Records contained in a dataset
▽
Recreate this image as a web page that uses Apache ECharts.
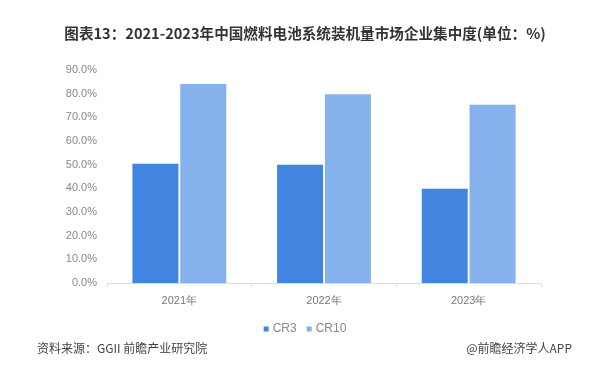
<!DOCTYPE html>
<html><head><meta charset="utf-8">
<script src="https://cdn.jsdelivr.net/npm/echarts@6/dist/echarts.min.js"></script>
<style>html,body{margin:0;padding:0;background:#fff}#c{width:610px;height:386px}</style>
</head><body><div id="c"></div>
<script>
const categories = ['2021年', '2022年', '2023年'];
const cr3 = [50.4, 50.0, 39.8];
const cr10 = [84.1, 79.8, 75.3];
const yTicks = [0, 10, 20, 30, 40, 50, 60, 70, 80, 90];

const chart = echarts.init(document.getElementById('c'));
chart.setOption({
  backgroundColor: '#fff',
  animation: false,
  title: [{
    text: '图表13：2021-2023年中国燃料电池系统装机量市场企业集中度(单位：%)',
    left: 'center', top: 26, padding: 0,
    textStyle: {fontSize: 14.6, fontWeight: 'bold', color: '#333', fontFamily: '"Noto Sans CJK SC", sans-serif'}
  }, {
    text: '资料来源：GGII 前瞻产业研究院',
    left: 37, top: 342, padding: 0,
    textStyle: {fontSize: 12, fontWeight: 'normal', color: '#444', fontFamily: '"Noto Sans CJK SC", sans-serif'}
  }, {
    text: '@前瞻经济学人APP',
    right: 38, top: 342, padding: 0,
    textStyle: {fontSize: 12, fontWeight: 'normal', color: '#444', fontFamily: '"Noto Sans CJK SC", sans-serif'}
  }],
  legend: {
    data: ['CR3', 'CR10'],
    left: 'center', top: 318,
    icon: 'rect', itemWidth: 5, itemHeight: 5, itemGap: 10,
    textStyle: {fontSize: 12, color: '#888', padding: [0, 0, 0, -1]}
  },
  grid: {left: 107, right: 69, top: 70, bottom: 103},
  xAxis: {
    type: 'category', data: categories,
    axisLine: {lineStyle: {color: '#ddd'}},
    axisTick: {show: true, lineStyle: {color: '#ddd'}, length: 4},
    axisLabel: {fontSize: 11, color: '#777', margin: 12}
  },
  yAxis: {
    type: 'value', min: yTicks[0], max: yTicks[yTicks.length - 1], interval: 10,
    axisLine: {show: false}, axisTick: {show: false},
    splitLine: {show: false},
    axisLabel: {fontSize: 11, color: '#888', margin: 10, formatter: v => v.toFixed(1) + '%'}
  },
  series: [{
    name: 'CR3', type: 'bar', data: cr3, barWidth: 46, barGap: '4%',
    itemStyle: {color: '#4285e0'}
  }, {
    name: 'CR10', type: 'bar', data: cr10, barWidth: 46,
    itemStyle: {color: '#85b1ec'}
  }]
});
</script></body></html>
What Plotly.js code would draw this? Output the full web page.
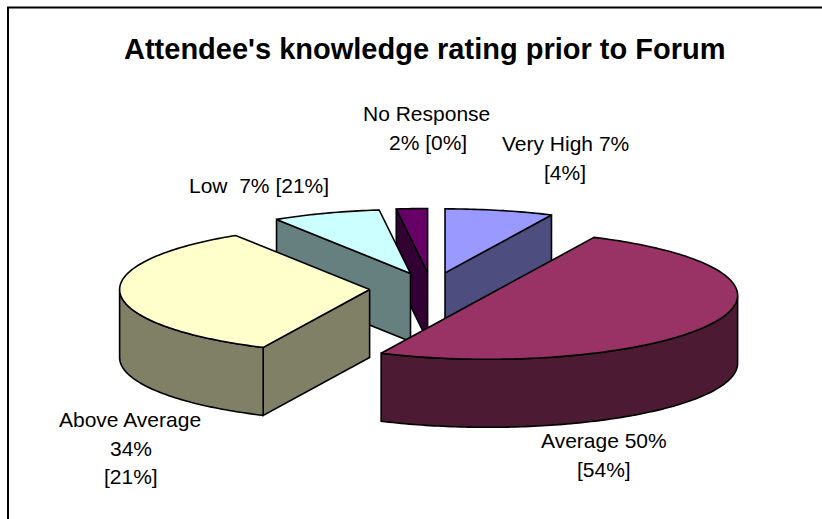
<!DOCTYPE html>
<html>
<head>
<meta charset="utf-8">
<script src="https://cdn.plot.ly/plotly-3.0.1.min.js"></script>
<style>html,body{margin:0;padding:0;background:#fff}#c{width:822px;height:519px}</style>
</head>
<body>
<div id="c"></div>
<script>
// Data (clockwise from 12 o'clock)
const categories = ['Very High', 'Average', 'Above Average', 'Low', 'No Response'];
const values = [7, 50, 34, 7, 2];
const priorValues = [4, 54, 21, 21, 0];
const titleText = "Attendee's knowledge rating prior to Forum";
const topColors = ['#9999FF', '#993366', '#FFFFCC', '#CCFFFF', '#660066'];
const sideColors = ['#4D4D80', '#4D1A33', '#808066', '#668080', '#330033'];
const drawOrder = [4, 3, 0, 2, 1];
const labelLines = [
  ['Very High 7%', '[4%]'],
  ['Average 50%', '[54%]'],
  ['Above Average', '34%', '[21%]'],
  ['Low  7% [21%]'],
  ['No Response', '2% [0%]']
];
const labelX = [[565, 565], [604, 604], [130, 131, 131], [259], [426, 428]];
const labelY = [[143, 172], [440, 469], [419, 448, 476], [185], [113, 142]];

// Projection of the tilted, exploded pie
const geo = {cx: 431.5, cy: 288.5, rx: 250, ry: 64, depth: 68, ex: 62, ey: 16};
const rad = d => d * Math.PI / 180;
const total = values.reduce((a, b) => a + b, 0);
const starts = [];
values.reduce((acc, v, i) => { starts[i] = acc; return acc + v; }, 0);

function slice(i) {
  const a = starts[i] / total * 360, b = a + values[i] / total * 360, m = (a + b) / 2;
  const ox = geo.cx + geo.ex * Math.sin(rad(m)), oy = geo.cy - geo.ey * Math.cos(rad(m));
  const pt = d => [ox + geo.rx * Math.sin(rad(d)), oy - geo.ry * Math.cos(rad(d))];
  return {a, b, ox, oy, pt};
}
function arc(s, from, to) {
  const n = Math.max(2, Math.ceil(Math.abs(to - from))), out = [];
  for (let k = 0; k <= n; k++) out.push(s.pt(from + (to - from) * k / n));
  return out;
}
function poly(pts, color, name) {
  const closed = pts.concat([pts[0]]);
  return {
    type: 'scatter', mode: 'lines', fill: 'toself', fillcolor: color, name,
    x: closed.map(p => p[0]), y: closed.map(p => p[1]),
    line: {color: '#000', width: 1.6, simplify: false}, hoverinfo: 'name', showlegend: false
  };
}
const traces = [];
drawOrder.forEach(i => {
  const s = slice(i), d = geo.depth, name = categories[i];
  const apex = [s.ox, s.oy];
  const face = ang => {
    const p = s.pt(ang);
    return [apex, p, [p[0], p[1] + d], [apex[0], apex[1] + d]];
  };
  if (Math.sin(rad(s.a)) < -1e-6) traces.push(poly(face(s.a), sideColors[i], name));
  if (Math.sin(rad(s.b)) > 1e-6) traces.push(poly(face(s.b), sideColors[i], name));
  const f = Math.max(s.a, 90), t = Math.min(s.b, 270);
  if (t > f) {
    const top = arc(s, f, t);
    const bottom = top.slice().reverse().map(p => [p[0], p[1] + d]);
    traces.push(poly(top.concat(bottom), sideColors[i], name));
  }
  traces.push(poly([apex].concat(arc(s, s.a, s.b)), topColors[i], name + ' ' + values[i] + '% [' + priorValues[i] + '%]'));
});

const annotations = [{
  text: '<b>' + titleText + '</b>', x: 424, y: 49, xref: 'x', yref: 'y', showarrow: false,
  xanchor: 'center', yanchor: 'middle', font: {family: 'Liberation Sans', size: 29, color: '#000'}
}];
labelLines.forEach((lines, i) => lines.forEach((text, j) => annotations.push({
  text, x: labelX[i][j], y: labelY[i][j], xref: 'x', yref: 'y', showarrow: false,
  xanchor: 'center', yanchor: 'middle', font: {family: 'Liberation Sans', size: 21, color: '#000'}
})));

const layout = {
  width: 822, height: 519, margin: {l: 0, r: 0, t: 0, b: 0},
  paper_bgcolor: '#fff', plot_bgcolor: '#fff', showlegend: false,
  xaxis: {range: [0, 822], visible: false, fixedrange: true},
  yaxis: {range: [519, 0], visible: false, fixedrange: true},
  annotations,
  shapes: [
    {type: 'line', xref: 'x', yref: 'y', x0: 7, y0: 7.5, x1: 822, y1: 7.5, line: {color: '#000', width: 2}},
    {type: 'line', xref: 'x', yref: 'y', x0: 8, y0: 7, x1: 8, y1: 519, line: {color: '#000', width: 2}}
  ]
};
Plotly.newPlot('c', traces, layout, {displayModeBar: false, responsive: false});
</script>
</body>
</html>
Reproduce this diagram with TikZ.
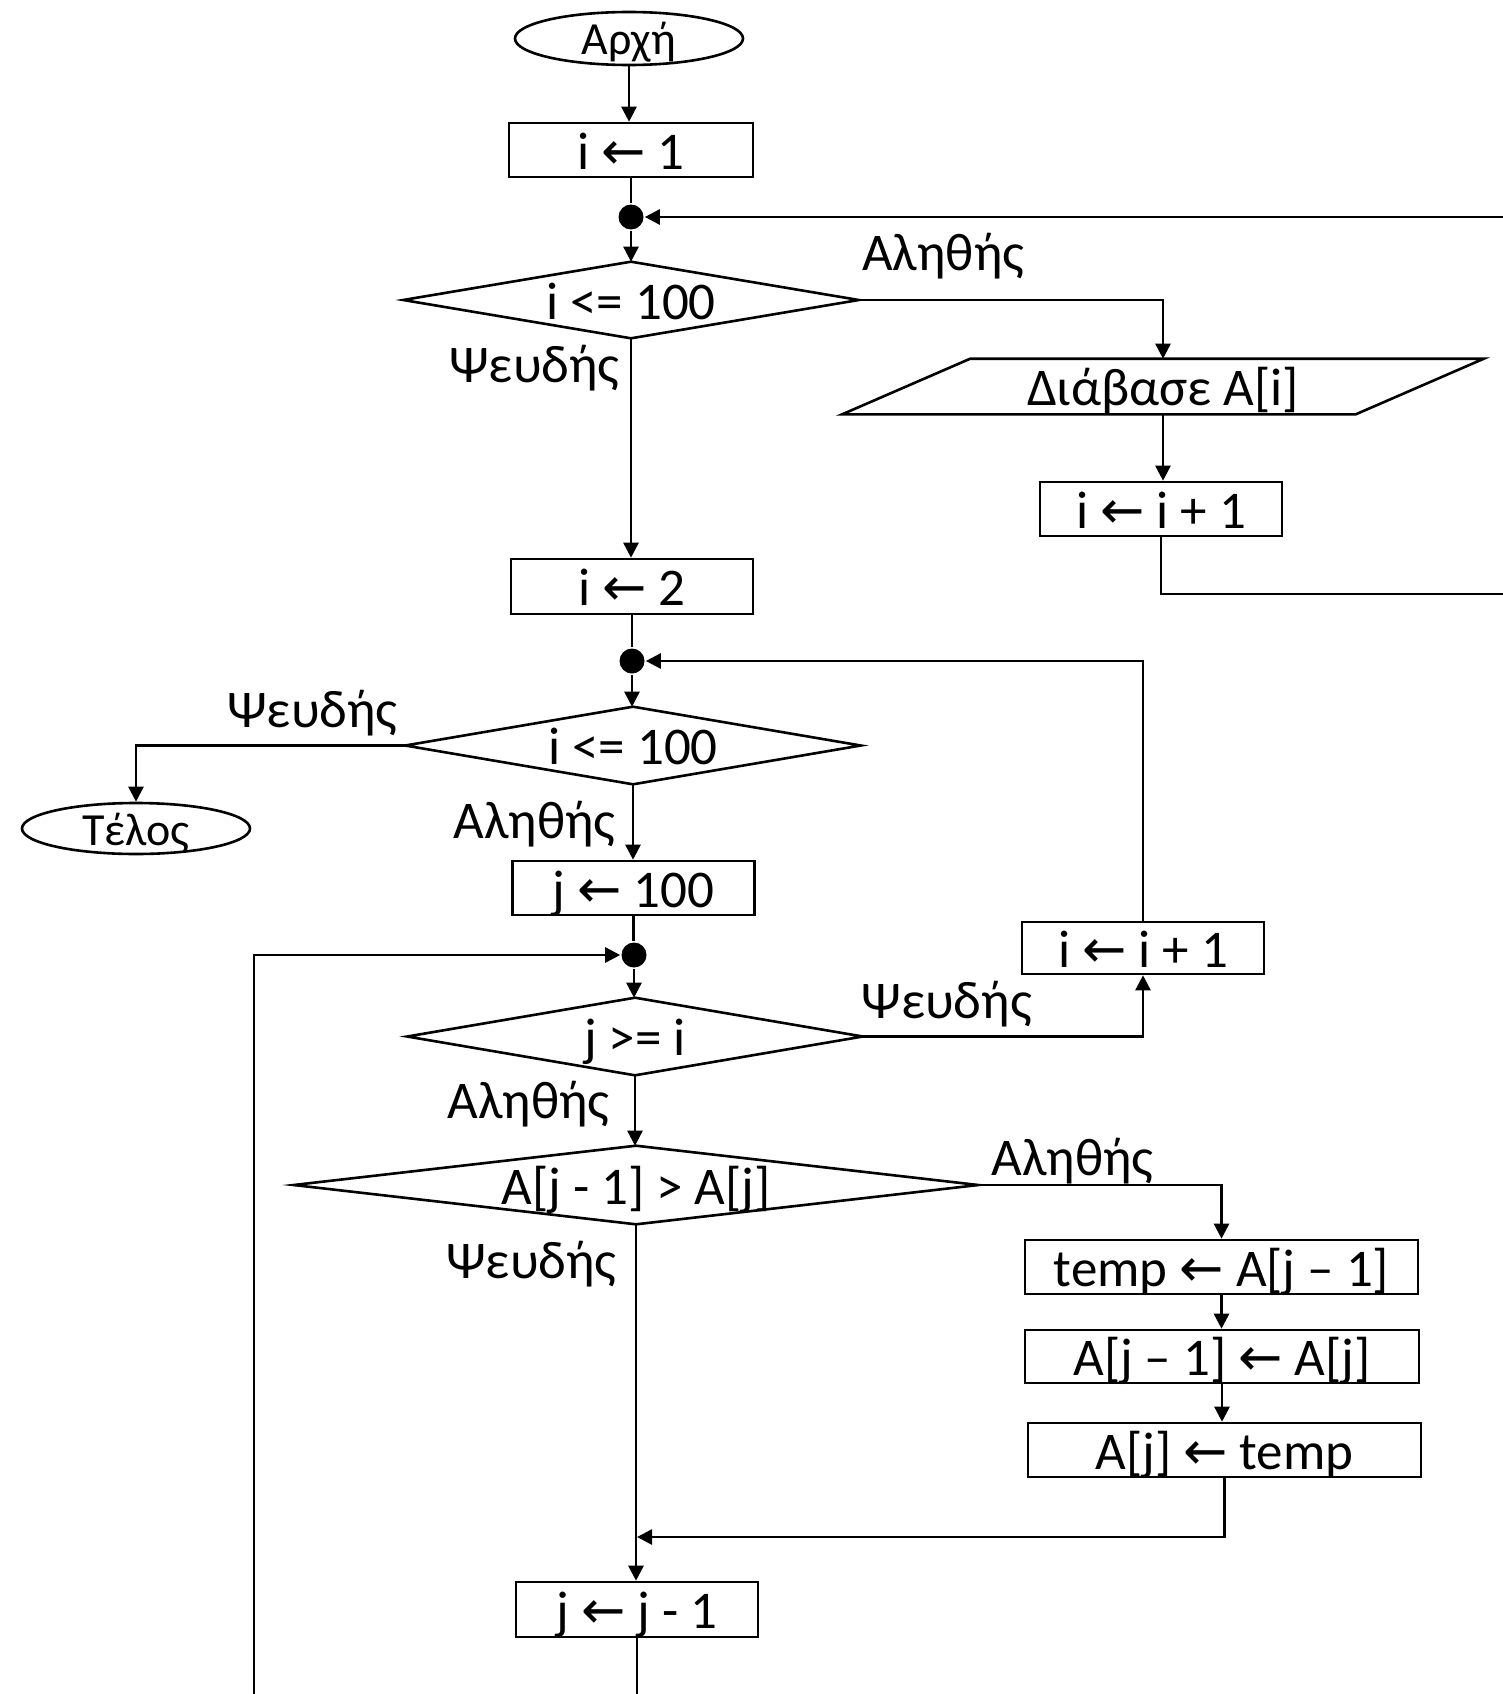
\documentclass[tikz,border=0pt]{standalone}
\usepackage{fontspec}
\setmainfont{Carlito}
\newfontfamily\arrfont{DejaVu Sans}
\newcommand{\la}{{\arrfont ←}}
\usetikzlibrary{arrows.meta,shapes.geometric}
\begin{document}
\begin{tikzpicture}[x=1pt,y=-1pt,line width=2.6pt,
  base/.style={font=\fontsize{53}{60}\selectfont, inner sep=0pt, text height=38pt, text depth=0pt},
  box/.style={base, draw, rectangle, minimum height=54pt},
  term/.style={draw, ellipse, inner sep=0pt, font=\fontsize{46}{52}\selectfont, text height=33pt, text depth=0pt, minimum width=228pt},
  blank/.style={base, rectangle, draw=none},
  lbl/.style={font=\fontsize{53}{60}\selectfont, inner sep=0pt},
  jdot/.style={circle, fill, draw=none, inner sep=0pt, minimum size=25pt},
  arr/.style={-{Triangle[length=15pt,width=15pt]}}]
\useasboundingbox (0,0) rectangle (1503,1694);
\clip (0,0) rectangle (1503,1694);

% nodes
\node[term, minimum height=53pt] (start) at (629,38.5) {Αρχή};
\node[box, minimum width=244pt] (init) at (631,150) {i \la{} 1};
\node[jdot] (dot1) at (631,217) {};
\node[blank, minimum width=453pt, minimum height=74pt] (d1) at (631,300) {i <= 100};
\node[blank, minimum width=639pt, minimum height=53pt] (rd) at (1163,386.5) {Διάβασε A[i]};
\node[box, minimum width=242pt] (inc1) at (1161,509) {i \la{} i + 1};
\node[box, minimum width=242pt, minimum height=55pt] (i2) at (632,586.5) {i \la{} 2};
\node[jdot] (dot2) at (632,661) {};
\node[blank, minimum width=453pt, minimum height=75pt] (d2) at (633,745.5) {i <= 100};
\node[term, minimum height=51pt] (end) at (136,828.5) {Τέλος};
\node[box, minimum width=242pt] (j100) at (633.5,888) {j \la{} 100};
\node[jdot] (dot3) at (634,955) {};
\node[box, minimum width=242pt, minimum height=52pt] (inc2) at (1143,948) {i \la{} i + 1};
\node[blank, minimum width=453pt, minimum height=75pt] (d3) at (635,1036.5) {j >= i};
\node[blank, minimum width=682pt, minimum height=76pt] (d4) at (636,1185) {A[j - 1] > A[j]};
\node[box, minimum width=393pt] (t1) at (1221.5,1267) {temp \la{} A[j – 1]};
\node[box, minimum width=394pt, minimum height=53pt] (t2) at (1222,1356.5) {A[j – 1] \la{} A[j]};
\node[box, minimum width=393pt] (t3) at (1224.5,1450) {A[j] \la{} temp};
\node[box, minimum width=242pt, minimum height=55pt] (jm) at (637,1609.5) {j \la{} j - 1};

% diamond and parallelogram outlines
\draw (d1.north) -- (d1.east) -- (d1.south) -- (d1.west) -- cycle;
\draw (d2.north) -- (d2.east) -- (d2.south) -- (d2.west) -- cycle;
\draw (d3.north) -- (d3.east) -- (d3.south) -- (d3.west) -- cycle;
\draw (d4.north) -- (d4.east) -- (d4.south) -- (d4.west) -- cycle;
\draw ([xshift=128pt]rd.north west) -- (rd.north east) -- ([xshift=-128pt]rd.south east) -- (rd.south west) -- cycle;

% labels
\node[lbl, anchor=base west] (l1) at (861,270) {Αληθής};
\node[lbl, anchor=base east] (l2) at (621,382) {Ψευδής};
\node[lbl, anchor=base east] (l3) at (399,727) {Ψευδής};
\node[lbl, anchor=base east] (l4) at (617,838) {Αληθής};
\node[lbl, anchor=base west] (l5) at (860,1018) {Ψευδής};
\node[lbl, anchor=base east] (l6) at (611,1118) {Αληθής};
\node[lbl, anchor=base west] (l7) at (990,1175) {Αληθής};
\node[lbl, anchor=base east] (l8) at (618,1278) {Ψευδής};

% helper coordinates
\coordinate (r1) at (1515,594);
\coordinate (r2) at (1515,217);
\coordinate (m) at (637,1537);
\coordinate (b1) at (637,1710);
\coordinate (b2) at (254,1710);

% connectors
\draw[arr] (start.south) -- (start.south |- init.north);
\draw (init.south) -- (init.south |- dot1.north);
\draw[arr] (dot1) -- (d1.north);
\draw[arr] (d1.east) -| (rd.north);
\draw[arr] (rd.south) -- (rd.south |- inc1.north);
\draw[arr] (inc1.south) |- (r1) -- (r2) -- (dot1);
\draw[arr] (d1.south) -- (d1.south |- i2.north);
\draw (i2.south) -- (i2.south |- dot2.north);
\draw[arr] (dot2) -- (dot2 |- d2.north);
\draw[arr] (d2.west) -| (end.north);
\draw[arr] (d2.south) -- (d2.south |- j100.north);
\draw (j100.south) -- (j100.south |- dot3.north);
\draw[arr] (dot3) -- (dot3 |- d3.north);
\draw[arr] (d3.east) -| (inc2.south);
\draw[arr] (inc2.north) |- (dot2);
\draw[arr] (d3.south) -- (d3.south |- d4.north);
\draw[arr] (d4.east) -| (t1.north);
\draw[arr] (t1.south) -- (t1.south |- t2.north);
\draw[arr] (t2.south) -- (t2.south |- t3.north);
\draw[arr] (t3.south) |- (m);
\draw[arr] (d4.south) -- (d4.south |- jm.north);
\draw (jm.south) -- (jm.south |- b1);
\draw[arr] (b2) |- (dot3);
\end{tikzpicture}
\end{document}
△
== Request ==
Return the material line for line, from its beginning to the line that contains "70, 80, 90];", with the pictures left out.

== Output below ==
Recreate this image as a web page that uses Apache ECharts.
<!DOCTYPE html>
<html><head><meta charset="utf-8">
<script src="https://cdn.jsdelivr.net/npm/echarts@6/dist/echarts.min.js"></script>
<style>html,body{margin:0;padding:0;background:#fff}#c{width:610px;height:386px}</style>
</head><body><div id="c"></div>
<script>
const categories = ['2021年', '2022年', '2023年'];
const cr3 = [50.4, 50.0, 39.8];
const cr10 = [84.1, 79.8, 75.3];
const yTicks = [0, 10, 20, 30, 40, 50, 60, 70, 80, 90];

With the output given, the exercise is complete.